Retail sales increased 0.8% in August, the largest gain in three months, following a 0.2% gain in July. This was above the gain of 0.5% expected by the market.
United States: The MNI Chicago PMI edged higher in September from 46.0 to 46.6 but, at that level, remains materially below the 5-year average. New orders, production and employment were all soft in the month. The Dallas Fed manufacturing index was meanwhile robust at -9.0 in September, up from 9.7 in August.
Fed Chair Powell provided a positive view on the outlook for US activity and inflation overnight. The economy was characterised as “strong” overall and the labour market “solid, having cooled from their previously overheated state”. The Committee has “growing confidence” that inflation is “moving sustainably” to target, and this was the justification for September’s 50bp cut. But, during Q&A, Chair Powell also noted this “is not a committee that feels like it’s in a hurry to cut rates quickly”. Rather they remain data dependent and expect “policy will move over time toward a more neutral stance”.

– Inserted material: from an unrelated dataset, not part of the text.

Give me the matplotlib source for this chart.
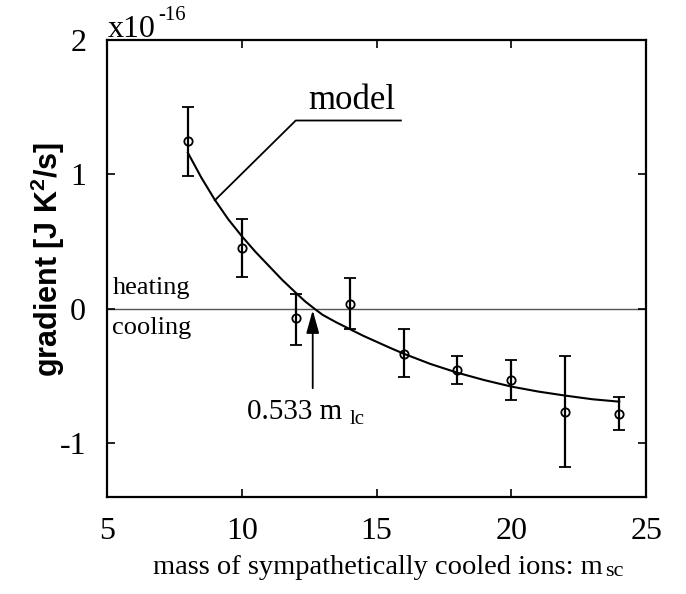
import matplotlib
matplotlib.use('Agg')
import matplotlib.pyplot as plt

plt.rcParams['axes.unicode_minus'] = False

# measured points (units of 1e-16 J K^2/s)
mass = [8, 10, 12, 14, 16, 18, 20, 22, 24]
grad = [1.244, 0.452, -0.07, 0.037, -0.336, -0.457, -0.531, -0.766, -0.781]
err_hi = [1.504, 0.667, 0.11, 0.23, -0.15, -0.348, -0.378, -0.353, -0.657]
err_lo = [0.99, 0.237, -0.27, -0.15, -0.51, -0.56, -0.68, -1.173, -0.899]

# model curve
model_x = [8, 8.5, 9, 9.5, 10, 10.5, 11, 11.5, 12, 12.35, 12.7, 13, 13.5, 14, 14.5, 15, 15.5,
           16, 17, 18, 19, 20, 21, 22, 23, 24]
model_y = [1.16, 0.975, 0.81, 0.665, 0.54, 0.425, 0.32, 0.215, 0.12, 0.055, 0.0, -0.045, -0.1,
           -0.15, -0.2, -0.245, -0.29, -0.333, -0.41, -0.475, -0.53, -0.578, -0.615, -0.645,
           -0.672, -0.69]

xticks = [5, 10, 15, 20, 25]
yticks = [-1, 0, 1, 2]

serif = 'Liberation Serif'

fig = plt.figure(figsize=(6.86, 5.94), dpi=100)
ax = fig.add_axes([0.156, 0.163, 0.786, 0.770])

yerr = [[g - l for g, l in zip(grad, err_lo)], [h - g for g, h in zip(grad, err_hi)]]
ax.axhline(0, color='#555555', lw=1.0, zorder=1)
ax.errorbar(mass, grad, yerr=yerr, fmt='o', mfc='none', mec='black', ms=6, mew=1.3,
            ecolor='black', elinewidth=1.6, capsize=4, capthick=1.6, color='black')
ax.plot(model_x, model_y, color='black', lw=1.5)

ax.set_xlim(5, 25)
ax.set_ylim(-1.4, 2)
ax.set_xticks(xticks)
ax.set_yticks(yticks)
ax.tick_params(direction='in', length=6, width=1.2, top=True, right=True)
ax.tick_params(axis='x', pad=14)
ax.tick_params(axis='y', pad=15)
for lab in ax.get_xticklabels() + ax.get_yticklabels():
    lab.set_fontfamily(serif)
    lab.set_fontsize(23)
for s in ax.spines.values():
    s.set_linewidth(1.6)

# scale label
fig.text(108 / 686, 1 - 37 / 594, 'x10', family=serif, fontsize=23, ha='left', va='baseline')
fig.text(158 / 686, 1 - 20 / 594, '-16', family=serif, fontsize=15, ha='left', va='baseline')

ax.set_ylabel(r'gradient [J K$^{\mathregular{2}}$/s]', family='Liberation Sans',
              fontweight='bold', fontsize=22)
ax.yaxis.set_label_coords(-0.075, 0.52)

# x label with small "sc"
fig.text(153 / 686, 1 - 568 / 594, 'mass of sympathetically cooled ions: m', family=serif,
         fontsize=20.5, ha='left', va='center')
fig.text(605 / 686, 1 - 572 / 594, 'sc', family=serif, fontsize=16, ha='left', va='center')

# model leader
ax.plot([9.0, 12.0, 15.9], [0.807, 1.40, 1.40], color='black', lw=1.3)
ax.text(14.07, 1.55, 'model', family=serif, fontsize=25, ha='center', va='center')

ax.text(5.2, 0.07, 'heating', family=serif, fontsize=19, ha='left', va='bottom')
ax.text(5.2, -0.06, 'cooling', family=serif, fontsize=19, ha='left', va='top')

# crossing arrow
ax.annotate('', xy=(12.63, -0.01), xytext=(12.63, -0.59),
            arrowprops=dict(arrowstyle='-|>,head_length=1.0,head_width=0.28', mutation_scale=14,
                            color='black', lw=1.3, shrinkA=0, shrinkB=0))
ax.text(10.2, -0.77, '0.533 m', family=serif, fontsize=21, ha='left', va='center')
ax.text(14.0, -0.82, 'lc', family=serif, fontsize=15, ha='left', va='center')

plt.savefig('out.png', dpi=100)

United Kingdom: GDP expanded 0.5% in Q2 2024, slightly below the first estimate of 0.6% and the 0.7% recorded in Q1. Compared with the first estimate, Government spending and exports were revised lower while investment was revised higher.
House prices rose 0.7% in September to be 3.2% in annual terms - the fastest pace since November 2022. This was stronger than the 0.2% expected by the market.